Northern California has the Singlehanded Sailing Society and Southern California has the Pacific Singlehanded Sailing Association. Much farther south, in New Zealand, they have the Short Handed Sailing Association, or SSANZ. It’s kind of like the California versions only turbocharged with faster winds and faster boats. Their latest race has just finished. Thirty-eight boats signed up to race around the North Island in the aptly-named Round North Island Race, or RNI for short.

Only doublehanded crews are allowed. The race started from Auckland on February 22, then headed anti-clockwise in four legs with layovers in towns that are basically at the four corners of the island. (Think of it as a giant version of British Columbia’s Van Isle 360 that goes around Vancouver Island.) Conditions varied. Each leg has its own mood, from protected light winds to a windy ocean along a lee shore. The boats were varied too, with everything from 27 feet to 52 feet. Let’s break down the winners and some of the more interesting competitors (with a North American translation).

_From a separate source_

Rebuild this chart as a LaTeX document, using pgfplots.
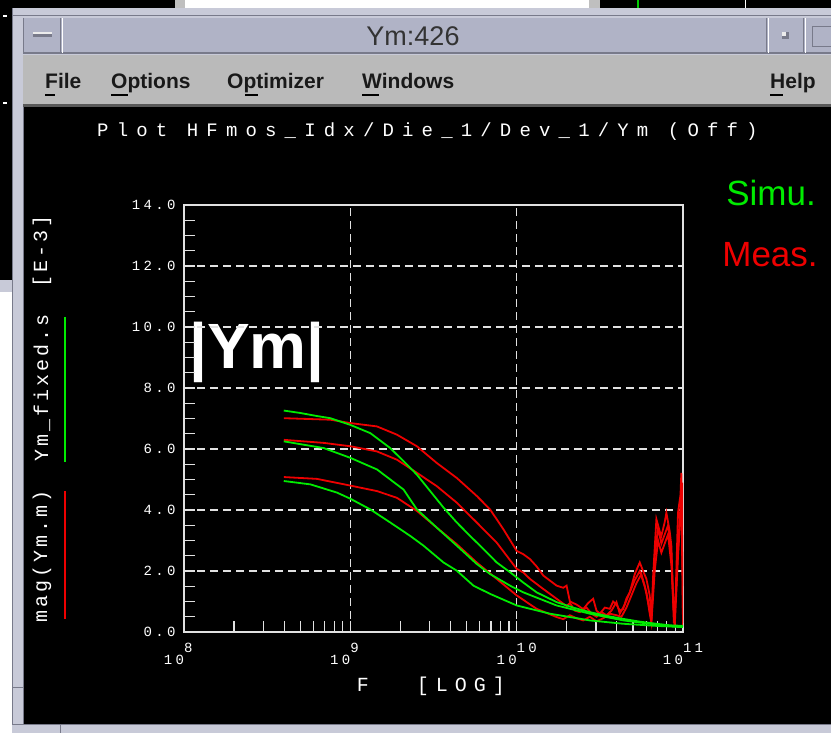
\documentclass[border=0pt]{standalone}
\usepackage{pgfplots}
\pgfplotsset{compat=1.18}
\usepackage{fontspec}
\setmainfont{Liberation Sans}
\newfontfamily\titlemono[LetterSpace=43]{Liberation Mono}
\newfontfamily\tickmono[LetterSpace=24]{Liberation Mono}
\newfontfamily\labmono[LetterSpace=15]{Liberation Mono}
\newfontfamily\xlabmono[LetterSpace=35]{Liberation Mono}

\definecolor{frame}{RGB}{200,202,216}
\definecolor{framedk}{RGB}{120,122,138}
\definecolor{titlebar}{RGB}{176,179,198}
\definecolor{menubar}{RGB}{186,186,186}
\definecolor{gridc}{RGB}{225,225,225}
\definecolor{simg}{RGB}{0,235,0}
\definecolor{measr}{RGB}{238,0,0}

\newcommand{\xl}[1]{\makebox[0pt][r]{10}\makebox[0pt][l]{\raisebox{12pt}{#1}}}

\begin{document}
\begin{tikzpicture}[x=1pt,y=1pt]
\path[use as bounding box] (0,0) rectangle (831,733);
\begin{scope}[shift={(0,733)},yscale=-1]
  % surroundings
  \fill[black] (0,0) rectangle (831,8);
  \fill[gray!50] (175,0) rectangle (185,8);
  \fill[white] (185,0) rectangle (589,8);
  \fill[gray!50] (589,0) rectangle (600,8);
  \draw[green!80!black, line width=1.5] (638,0) -- (638,8);
  \draw[white, line width=1] (745,0) -- (745,8);
  \fill[black] (0,0) rectangle (12,280);
  \fill[frame] (0,280) rectangle (12,292);
  \fill[white] (0,292) rectangle (12,733);
  \draw[white, line width=1.2] (3,16) -- (7,16);
  \draw[white, line width=1.2] (3,103) -- (7,103);
  % window frame
  \fill[frame] (12,8) rectangle (831,733);
  \draw[framedk, line width=1] (12,8) -- (12,733);
  \draw[framedk, line width=1] (12,16) -- (831,16);
  % title bar
  \fill[titlebar] (23,18) rectangle (831,53);
  \draw[framedk, line width=1.5] (23,53) -- (831,53);
  \draw[framedk, line width=1] (60,18) -- (60,53);
  \draw[white, line width=1] (62,18) -- (62,53);
  \draw[framedk, line width=1] (23,18) -- (23,53);
  \fill[framedk] (33,32) rectangle (52,37);
  \fill[white!85!gray] (33,32) rectangle (52,34);
  \draw[framedk, line width=1] (766,18) -- (766,53);
  \draw[white, line width=1] (768,18) -- (768,53);
  \draw[framedk, line width=1] (803,18) -- (803,53);
  \draw[white, line width=1] (805,18) -- (805,53);
  \fill[framedk] (782,32) rectangle (789,39);
  \fill[white!85!gray] (782,32) rectangle (786,36);
  \draw[framedk, line width=1] (812,27) rectangle (831,47);
  % menu bar
  \fill[menubar] (23,55) rectangle (831,105);
  \fill[gray!70!black] (23,104) rectangle (831,107);
  % content
  \fill[black] (23,107) rectangle (831,725);
  \draw[framedk, line width=1] (23,107) -- (23,725);
  \fill[frame] (12,725) rectangle (831,733);
  \draw[framedk, line width=1] (12,725) -- (831,725);
  \draw[framedk, line width=1] (60,725) -- (60,733);
  \draw[framedk, line width=1] (12,688) -- (23,688);
  % title and menu text
  \node[anchor=base, text=black!80, font=\fontsize{27}{27}\selectfont] at (413,46) {Ym:426};
  \begin{scope}[every node/.style={anchor=base west, text=black!90, inner sep=0pt, font=\fontsize{21}{21}\selectfont\bfseries}]
    \node at (45,89) {File};
    \node at (111,89) {Options};
    \node at (227,89) {Optimizer};
    \node at (362,89) {Windows};
    \node at (770,89) {Help};
  \end{scope}
  \draw[black, line width=1.5] (45,95) -- (55,95);
  \draw[black, line width=1.5] (111,95) -- (128,95);
  \draw[black, line width=1.5] (245,95) -- (258,95);
  \draw[black, line width=1.5] (362,95) -- (379,95);
  \draw[black, line width=1.5] (770,95) -- (783,95);
  % plot title
  \node[anchor=base west, inner sep=0pt, text=white, font=\fontsize{19}{19}\titlemono] at (97,137) {Plot HFmos\_Idx/Die\_1/Dev\_1/Ym (Off)};
  % left rotated labels and legend lines
  \node[rotate=90, text=white, font=\fontsize{20}{20}\labmono] at (42,556) {mag(Ym.m)};
  \node[rotate=90, text=white, font=\fontsize{20}{20}\labmono] at (42,388) {Ym\_fixed.s};
  \node[rotate=90, text=white, font=\fontsize{20}{20}\labmono] at (42,252) {[E-3]};
  \draw[simg, line width=2] (65,317) -- (65,462);
  \draw[measr, line width=2] (65,491) -- (65,619);
  % x label
  \node[text=white, font=\fontsize{20}{20}\xlabmono] at (431,686) {F\hspace{48pt}[LOG]};
  % annotations
  \node[text=white, font=\fontsize{64}{64}\selectfont\bfseries] at (257,352) {|Ym|};
  \node[text=simg, font=\fontsize{35}{35}\selectfont] at (771,193) {Simu.};
  \node[text=measr, font=\fontsize{35}{35}\selectfont] at (770,255) {Meas.};
\end{scope}

\begin{axis}[
  at={(184pt,101pt)}, anchor=south west, scale only axis,
  width=499pt, height=427pt,
  xmin=8, xmax=11, ymin=0, ymax=14,
  axis line style={gridc, line width=1.5pt},
  xtick={8,9,10,11},
  xticklabels={\xl{8},\xl{9},\xl{10},\xl{11}},
  minor xtick={8.30103,8.47712,8.60206,8.69897,8.77815,8.84510,8.90309,8.95424,
               9.30103,9.47712,9.60206,9.69897,9.77815,9.84510,9.90309,9.95424,
               10.30103,10.47712,10.60206,10.69897,10.77815,10.84510,10.90309,10.95424},
  ytick={0,2,4,6,8,10,12,14},
  yticklabels={0.0,2.0,4.0,6.0,8.0,10.0,12.0,14.0},
  minor y tick num=3,
  tick pos=left, tick align=inside,
  major tick length=11pt, minor tick length=11pt,
  every tick/.style={gridc, line width=1.2pt},
  grid=major,
  major grid style={gridc, dash pattern=on 8pt off 5pt, line width=1.5pt},
  tick label style={text=white, font=\fontsize{14}{14}\tickmono},
  xticklabel style={yshift=-8pt},
  yticklabel style={xshift=-5pt},
  every axis plot/.append style={line width=1.8pt, no markers},
]
% measured (red)
\addplot[measr] coordinates {
(8.60,7.01)(8.88,6.96)(9.00,6.85)(9.16,6.74)(9.28,6.47)(9.40,6.09)(9.52,5.54)(9.64,5.05)
(9.76,4.46)(9.84,4.02)(9.92,3.37)(10.00,2.66)(10.04,2.55)(10.08,2.39)(10.12,2.15)(10.16,1.85)(10.24,1.52)
(10.28,1.45)(10.30,1.52)(10.32,1.00)(10.36,0.90)(10.40,0.75)(10.43,0.95)(10.46,1.09)(10.48,0.70)
(10.50,0.60)(10.53,0.80)(10.56,0.76)(10.58,1.00)(10.60,0.90)(10.62,0.70)(10.64,0.75)(10.66,1.10)
(10.68,1.30)(10.71,1.90)(10.74,2.28)(10.76,2.00)(10.78,1.74)(10.80,1.20)(10.81,0.45)(10.82,1.80)
(10.84,3.70)(10.86,3.30)(10.87,3.15)(10.89,3.60)(10.90,3.91)(10.92,3.30)(10.93,2.83)(10.94,1.20)
(10.95,0.22)(10.96,2.00)(10.97,3.91)(10.985,4.50)(10.99,5.22)(10.995,3.00)(11.0,1.50)
};
\addplot[measr] coordinates {
(8.60,6.30)(8.84,6.20)(9.00,6.09)(9.16,5.92)(9.28,5.65)(9.40,5.22)(9.52,4.78)(9.64,4.24)
(9.76,3.59)(9.88,2.93)(10.00,2.07)(10.04,1.95)(10.08,1.74)(10.16,1.41)(10.24,1.09)(10.30,0.85)
(10.32,0.95)(10.35,0.70)(10.38,0.65)(10.42,0.80)(10.45,0.60)(10.48,0.50)(10.51,0.65)(10.54,0.55)
(10.57,0.70)(10.60,0.98)(10.62,0.60)(10.65,0.90)(10.68,1.30)(10.71,1.70)(10.74,2.00)(10.77,1.50)
(10.79,1.00)(10.81,0.40)(10.83,2.50)(10.85,3.40)(10.87,2.90)(10.89,3.20)(10.91,3.50)(10.93,2.60)
(10.945,0.30)(10.96,1.50)(10.975,3.20)(10.99,4.60)(11.0,0.30)
};
\addplot[measr] coordinates {
(8.60,5.08)(8.80,5.02)(9.00,4.80)(9.16,4.62)(9.28,4.40)(9.40,3.97)(9.52,3.42)(9.64,2.88)
(9.76,2.28)(9.88,1.74)(10.00,1.20)(10.12,0.76)(10.24,0.49)(10.28,0.42)(10.32,0.55)(10.36,0.45)
(10.40,0.38)(10.44,0.50)(10.48,0.35)(10.52,0.45)(10.56,0.60)(10.60,0.55)(10.63,0.50)(10.66,0.80)
(10.69,1.20)(10.72,1.60)(10.75,1.90)(10.78,1.30)(10.80,0.60)(10.81,0.30)(10.83,2.00)(10.85,3.00)
(10.87,2.60)(10.89,2.90)(10.91,3.20)(10.93,2.20)(10.95,0.15)(10.97,2.50)(10.985,3.80)(10.995,4.90)(11.0,0.20)
};
% simulated (green)
\addplot[simg] coordinates {
(8.60,7.26)(8.70,7.18)(8.80,7.08)(8.88,7.01)(9.00,6.79)(9.12,6.52)(9.24,6.03)(9.32,5.60)
(9.40,5.16)(9.48,4.62)(9.56,4.08)(9.64,3.59)(9.72,3.15)(9.80,2.72)(9.88,2.28)(9.96,1.96)
(10.04,1.62)(10.12,1.30)(10.24,0.98)(10.34,0.80)(10.44,0.65)(10.54,0.53)(10.64,0.43)
(10.74,0.34)(10.84,0.27)(10.92,0.22)(11.0,0.20)
};
\addplot[simg] coordinates {
(8.60,6.25)(8.72,6.14)(8.84,6.03)(9.00,5.71)(9.16,5.33)(9.32,4.67)(9.40,4.02)(9.52,3.42)
(9.64,2.83)(9.76,2.23)(9.84,1.90)(9.96,1.52)(10.04,1.30)(10.24,0.87)(10.44,0.60)(10.64,0.38)
(10.84,0.24)(11.0,0.16)
};
\addplot[simg] coordinates {
(8.60,4.95)(8.76,4.84)(8.92,4.57)(9.00,4.37)(9.12,4.02)(9.24,3.59)(9.36,3.15)(9.44,2.83)
(9.56,2.28)(9.64,2.01)(9.74,1.52)(9.84,1.25)(10.00,0.87)(10.20,0.60)(10.44,0.38)(10.64,0.27)
(10.84,0.20)(11.0,0.16)
};
\end{axis}
\end{tikzpicture}
\end{document}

The smallest boat was Moving Violation, an Elliott 7.9m with Ben Beasley and Nick Gardiner, two young dinghy sailors who met at their local junior program. Translation: Two Richmond YC kids race their Express 27 on the Coastal Cup and then to Hawaii in really windy years.

Moving Violation
The 26-ft Moving Violation. Ben is 19; Nick (aka Nipper) is 20.
© 2020 Short Handed Sailing Association

The biggest boat was Kia Kaha, a TP52 sailed by the father/daughter team of Chris Hornell and Rebecca Gmuer-Hornell, obviously two crazy people on a death mission. Translation: “Honey, let’s race the Farr 36 One Design to Kaneohe. It will be fun.”

Kia Kaha
The TP52 Kia Kaha, obviously in a different race with her full crew aboard.
© 2020 Short Handed Sailing Association

The most practical boat was Am Meer, a Bavaria 38 with husband and wife Geoff Thorn and Katie Mathison. Translation: This is the boat that attracts the small, wet boats at the raft-up to enjoy comfort in the Drake’s Bay Race.

Of the 38 boats that started only four dropped out with gear failure, an amazing feat considering the scope and difficulty of the course.

The overall three top winning boats were a good example of the variety of the fleet with Clockwork, a fast BW37 (sort of like one of our Santa Cruz 37s) coming in first. Laissez-faire, a humble Beneteau First 47.7 (we have lots of those too) came in second. Mr. Kite, a Cape 40, finished third. A name like Cape 40 makes it sound like a cruiser, but it’s not. It’s a canting-keel, carbon fiber, twin-canard experimental thing that goes really fast. (We don’t have one of those here.)

Mr. Kite
Andrew Cape designed Mr. Kite. Boat Speed Performance built her in New South Wales, Australia, in 2005.

Tough boats and — more importantly — tough people make up the SSANZ. We in Northern California and beyond have someone to look up to in the shorthanded world.